• To do
Your reply should be one number: the count of lines holding the word "page".

• Information supplied
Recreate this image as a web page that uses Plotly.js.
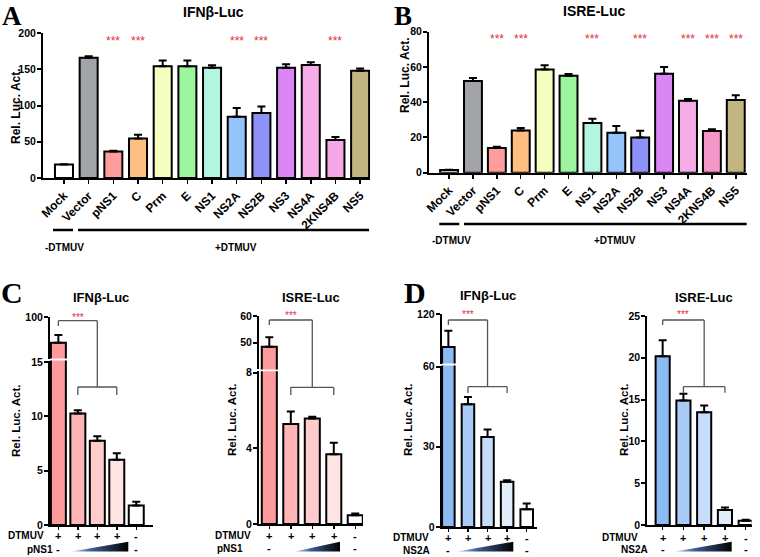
<!DOCTYPE html>
<html><head><meta charset="utf-8">
<script src="https://cdn.plot.ly/plotly-3.0.1.min.js"></script>
<style>body{margin:0;background:#fff}</style>
</head><body><div id="chart" style="width:760px;height:557px"></div>
<script>
// ---------- Panel A / B data ----------
const genes = ['Mock','Vector','pNS1','C','Prm','E','NS1','NS2A','NS2B','NS3','NS4A','2KNS4B','NS5'];
const ifnA    = [18.5, 166, 36.5, 54.6, 154, 154, 152, 84.5, 89.5, 152, 156, 52.5, 148];
const ifnAErr = [0.6, 2, 1, 5, 8, 8, 3.5, 12, 9, 5, 3.5, 4, 3];
const ifnAStars = ['', '', '***', '***', '', '', '', '***', '***', '', '', '***', ''];
const isreB    = [1.5, 52, 14, 24, 58.5, 55, 28.2, 22.7, 20, 56.2, 40.8, 23.6, 41.3];
const isreBErr = [0.2, 1.8, 0.7, 1.4, 2.4, 1, 2.4, 3.8, 3.8, 3.8, 1, 1, 2.6];
const isreBStars = ['', '', '***', '***', '', '', '***', '', '***', '', '***', '***', '***'];
const colorsA = ['#ffffff','#a3a3aa','#ff9c9c','#ffbf80','#f6ffc0','#9cf59c','#b4f5e0','#94c4fa','#8e92f8','#da86f5','#f7ace8','#f5a8e8','#c2b680'];
const colorsB = ['#ffffff','#a3a3aa','#ff9c9c','#ffbf80','#f6ffc0','#9cf59c','#b4f5e0','#94c4fa','#8e92f8','#da86f5','#f7ace8','#f596c8','#c2b680'];

// ---------- Panel C / D data ----------
const groups = ['g1','g2','g3','g4','g5'];
const dtmuvSigns = ['+','+','+','+','-'];
const proteinSigns = ['-','','','','-'];
const cIfn    = [50.7, 10.25, 7.75, 6.0, 1.8];
const cIfnErr = [15, 0.3, 0.42, 0.6, 0.33];
const cIsre    = [48.5, 5.29, 5.57, 3.69, 0.46];
const cIsreErr = [3.5, 0.65, 0.1, 0.6, 0.1];
const dIfn    = [80, 45.9, 33.7, 16.9, 6.6];
const dIfnErr = [20, 2.7, 2.8, 0.6, 2.2];
const dIsre    = [20.2, 14.9, 13.5, 1.8, 0.52];
const dIsreErr = [1.9, 0.8, 0.8, 0.3, 0.1];
const colorsC = ['#ff9a9c','#ffb4b6','#ffcccd','#ffe4e4','#ffffff'];
const colorsD = ['#8cbaf2','#a9cbf5','#c6dcf8','#e2edfb','#ffffff'];

// ---------- helpers ----------
const W = 760, H = 557;
const P = px => px / W, Q = py => 1 - py / H;
const FONT = 'Liberation Sans, Arial, sans-serif';
const bf = (size, color) => ({family: FONT, size: size, color: color || '#000', weight: 'bold'});

function barTrace(x, y, err, colors, xa, ya, width) {
  return {
    type: 'bar', x: x, y: y, xaxis: xa, yaxis: ya, width: width,
    marker: {color: colors, line: {color: '#000', width: 2}},
    error_y: {type: 'data', symmetric: false, array: err, arrayminus: err.map(() => 0),
              color: '#000', thickness: 2, width: 4},
    hoverinfo: 'skip', showlegend: false
  };
}
function yax(domPx, range, tickvals, anchor) {
  return {domain: [Q(domPx[0]), Q(domPx[1])], range: range, tickvals: tickvals, anchor: anchor,
          showline: true, linewidth: 2, linecolor: '#000', ticks: 'outside', ticklen: 4, tickwidth: 2,
          tickcolor: '#000', showgrid: false, zeroline: false, tickfont: bf(10.5), fixedrange: true,
          ticklabelstandoff: -1};
}
function xax(domPx, range, anchor, extra) {
  return Object.assign({domain: [P(domPx[0]), P(domPx[1])], range: range, anchor: anchor, type: 'category',
          showline: true, linewidth: 2, linecolor: '#000', ticks: 'outside', ticklen: 4, tickwidth: 1.5,
          tickcolor: '#000', showgrid: false, zeroline: false, fixedrange: true}, extra || {});
}

const traces = [
  barTrace(genes, ifnA, ifnAErr, colorsA, 'x', 'y', 0.73),
  barTrace(genes, isreB, isreBErr, colorsB, 'x2', 'y2', 0.75),
  barTrace(groups, cIfn, cIfnErr, colorsC, 'x3', 'y3', 0.77),
  barTrace(groups, cIfn, cIfnErr, colorsC, 'x3', 'y4', 0.77),
  barTrace(groups, cIsre, cIsreErr, colorsC, 'x4', 'y5', 0.7),
  barTrace(groups, cIsre, cIsreErr, colorsC, 'x4', 'y6', 0.7),
  barTrace(groups, dIfn, dIfnErr, colorsD, 'x5', 'y7', 0.64),
  barTrace(groups, dIfn, dIfnErr, colorsD, 'x5', 'y8', 0.64),
  barTrace(groups, dIsre, dIsreErr, colorsD, 'x6', 'y9', 0.68)
];

// gradient dose wedges (decoration) on a full-page overlay axis in pixel units
const wedges = [[71.7,128.3],[295,340],[457.3,513.3],[675,731.7]];
wedges.forEach(w => {
  traces.push({type: 'scatter', mode: 'lines', xaxis: 'x7', yaxis: 'y10',
    x: [w[0], w[1], w[1], w[0]], y: [551.5, 551.5, 541.7, 551.5],
    fill: 'toself', line: {width: 0, color: 'rgba(0,0,0,0)'},
    fillgradient: {type: 'horizontal', colorscale: [[0,'#c6d4ec'],[0.35,'#3d5d96'],[1,'#000000']]},
    hoverinfo: 'skip', showlegend: false});
});

const tickA = {tickangle: -45, tickfont: bf(12), categoryarray: genes, categoryorder: 'array'};
const tickCD = {showticklabels: false, ticklen: 3};

const layout = {
  width: W, height: H, margin: {l: 0, r: 0, t: 0, b: 0},
  paper_bgcolor: '#ffffff', plot_bgcolor: 'rgba(0,0,0,0)', bargap: 0.2,
  showlegend: false,
  xaxis:  xax([43, 370], [-0.85, 12.4], 'y', tickA),
  yaxis:  yax([178, 33], [0, 200], [0,50,100,150,200], 'x'),
  xaxis2: xax([429, 747], [-0.84, 12.47], 'y2', tickA),
  yaxis2: yax([172.7, 31.7], [0, 80], [0,20,40,60,80], 'x2'),
  xaxis3: xax([50, 153], [-0.43, 4.86], 'y3', tickCD),
  yaxis3: yax([525, 360.5], [0, 15.13], [0,5,10,15], 'x3'),
  yaxis4: yax([358.5, 317.3], [20, 100], [100], 'x3'),
  xaxis4: xax([259, 363], [-0.48, 4.36], 'y5', tickCD),
  yaxis5: yax([524, 371.3], [0, 8.07], [0,4,8], 'x4'),
  yaxis6: yax([369.4, 316], [40, 60], [50,60], 'x4'),
  xaxis5: xax([441.7, 536.7], [-0.34, 4.51], 'y7', tickCD),
  yaxis7: yax([527, 365.5], [0, 60.4], [0,30,60], 'x5'),
  yaxis8: yax([363.5, 314.3], [60, 120], [120], 'x5'),
  xaxis6: xax([647.3, 751.7], [-0.74, 4.29], 'y9', tickCD),
  yaxis9: yax([525, 316], [0, 25], [0,5,10,15,20,25], 'x6'),
  xaxis7: {domain: [0, 1], range: [0, W], anchor: 'y10', visible: false, fixedrange: true},
  yaxis10: {domain: [0, 1], range: [H, 0], anchor: 'x7', visible: false, fixedrange: true},
  shapes: [], annotations: []
};

const ann = layout.annotations, shp = layout.shapes;
function text(t, x, y, font, opts) {
  ann.push(Object.assign({text: t, x: P(x), y: Q(y), xref: 'paper', yref: 'paper', showarrow: false,
    xanchor: 'center', yanchor: 'middle', font: font}, opts || {}));
}
function lineP(x0, y0, x1, y1, w, c) {
  shp.push({type: 'line', xref: 'paper', yref: 'paper', x0: P(x0), y0: Q(y0), x1: P(x1), y1: Q(y1),
    line: {color: c || '#000', width: w}});
}

// panel letters
const serif = s => ({family: 'Liberation Serif, Times New Roman, serif', size: s, color: '#000', weight: 'bold'});
text('A', 12, 0, serif(27), {yanchor: 'top', borderpad: 0});
text('B', 403, 0, serif(27), {yanchor: 'top', borderpad: 0});
text('C', 12, 292, serif(30));
text('D', 415, 292, serif(30));

// titles
text('IFNβ-Luc', 213.5, 12, bf(14));
text('ISRE-Luc', 594, 11, bf(14));
text('IFNβ-Luc', 101, 297, bf(13));
text('ISRE-Luc', 311, 297, bf(13));
text('IFNβ-Luc', 487.5, 295, bf(13));
text('ISRE-Luc', 704, 297, bf(13));

// y titles
const yt = (x, y, s) => text('Rel. Luc. Act.', x, y, bf(s), {textangle: -90});
yt(16, 106, 12); yt(405, 75, 12);
yt(16, 421, 11.5); yt(232, 420, 11.5); yt(408, 420, 11.5); yt(624, 420, 11.5);

// significance stars A / B
genes.forEach((g, i) => {
  if (ifnAStars[i]) ann.push({text: ifnAStars[i], x: g, xref: 'x', y: Q(41), yref: 'paper', showarrow: false,
    font: {family: FONT, size: 12, color: '#e0303a'}, yanchor: 'middle'});
  if (isreBStars[i]) ann.push({text: isreBStars[i], x: g, xref: 'x2', y: Q(39.5), yref: 'paper', showarrow: false,
    font: {family: FONT, size: 12, color: '#e0303a'}, yanchor: 'middle'});
});

// DTMUV grouping lines under A and B
lineP(53, 230, 73, 230, 2.5); lineP(78, 230, 369, 230, 2.5);
text('-DTMUV', 64, 248, bf(10)); text('+DTMUV', 236, 248, bf(10));
lineP(439.3, 224, 459.3, 224, 2.5); lineP(464, 224, 746.7, 224, 2.5);
text('-DTMUV', 451, 240, bf(10)); text('+DTMUV', 615, 240, bf(10));

// brackets + stars for C / D
function bracket(xa, yTop, yLeftEnd, yLow, yTickEnd, starY) {
  const s = {type: 'line', xref: xa, yref: 'paper', line: {color: '#555', width: 1.3}};
  shp.push(Object.assign({}, s, {x0: 0, x1: 2, y0: Q(yTop), y1: Q(yTop)}));
  shp.push(Object.assign({}, s, {x0: 0, x1: 0, y0: Q(yTop), y1: Q(yLeftEnd)}));
  shp.push(Object.assign({}, s, {x0: 2, x1: 2, y0: Q(yTop), y1: Q(yLow)}));
  shp.push(Object.assign({}, s, {x0: 1, x1: 3, y0: Q(yLow), y1: Q(yLow)}));
  shp.push(Object.assign({}, s, {x0: 1, x1: 1, y0: Q(yLow), y1: Q(yTickEnd)}));
  shp.push(Object.assign({}, s, {x0: 3, x1: 3, y0: Q(yLow), y1: Q(yTickEnd)}));
  ann.push({text: '***', x: groups[1], xref: xa, y: Q(starY), yref: 'paper', showarrow: false,
    font: {family: FONT, size: 10, color: '#e0303a'}, yanchor: 'middle'});
}
bracket('x3', 320.7, 326, 387, 395, 317);
bracket('x4', 320, 325, 387.3, 395, 315.5);
bracket('x5', 320, 325, 386.7, 393, 314.5);
bracket('x6', 320, 325, 386.7, 392.7, 314);

// row labels under C / D
function rowLabels(xa, dtX, dtY, protName, prX, prY) {
  text('DTMUV', dtX, dtY, bf(10), {xanchor: 'right'});
  text(protName, prX, prY, bf(10), {xanchor: 'right'});
  groups.forEach((g, i) => {
    ann.push({text: dtmuvSigns[i], x: g, xref: xa, y: Q(dtY + 1), yref: 'paper',
      showarrow: false, font: bf(11), yanchor: 'middle'});
    if (proteinSigns[i]) ann.push({text: proteinSigns[i], x: g, xref: xa, y: Q(prY), yref: 'paper',
      showarrow: false, font: bf(11), yanchor: 'middle'});
  });
}
rowLabels('x3', 45.5, 535, 'pNS1', 55, 549);
rowLabels('x4', 253, 535, 'pNS1', 245, 548);
rowLabels('x5', 431, 537, 'NS2A', 432, 550);
rowLabels('x6', 640, 537, 'NS2A', 650, 549);

Plotly.newPlot('chart', traces, layout, {staticPlot: true, displayModeBar: false});
</script>
</body></html>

• Output of the task
2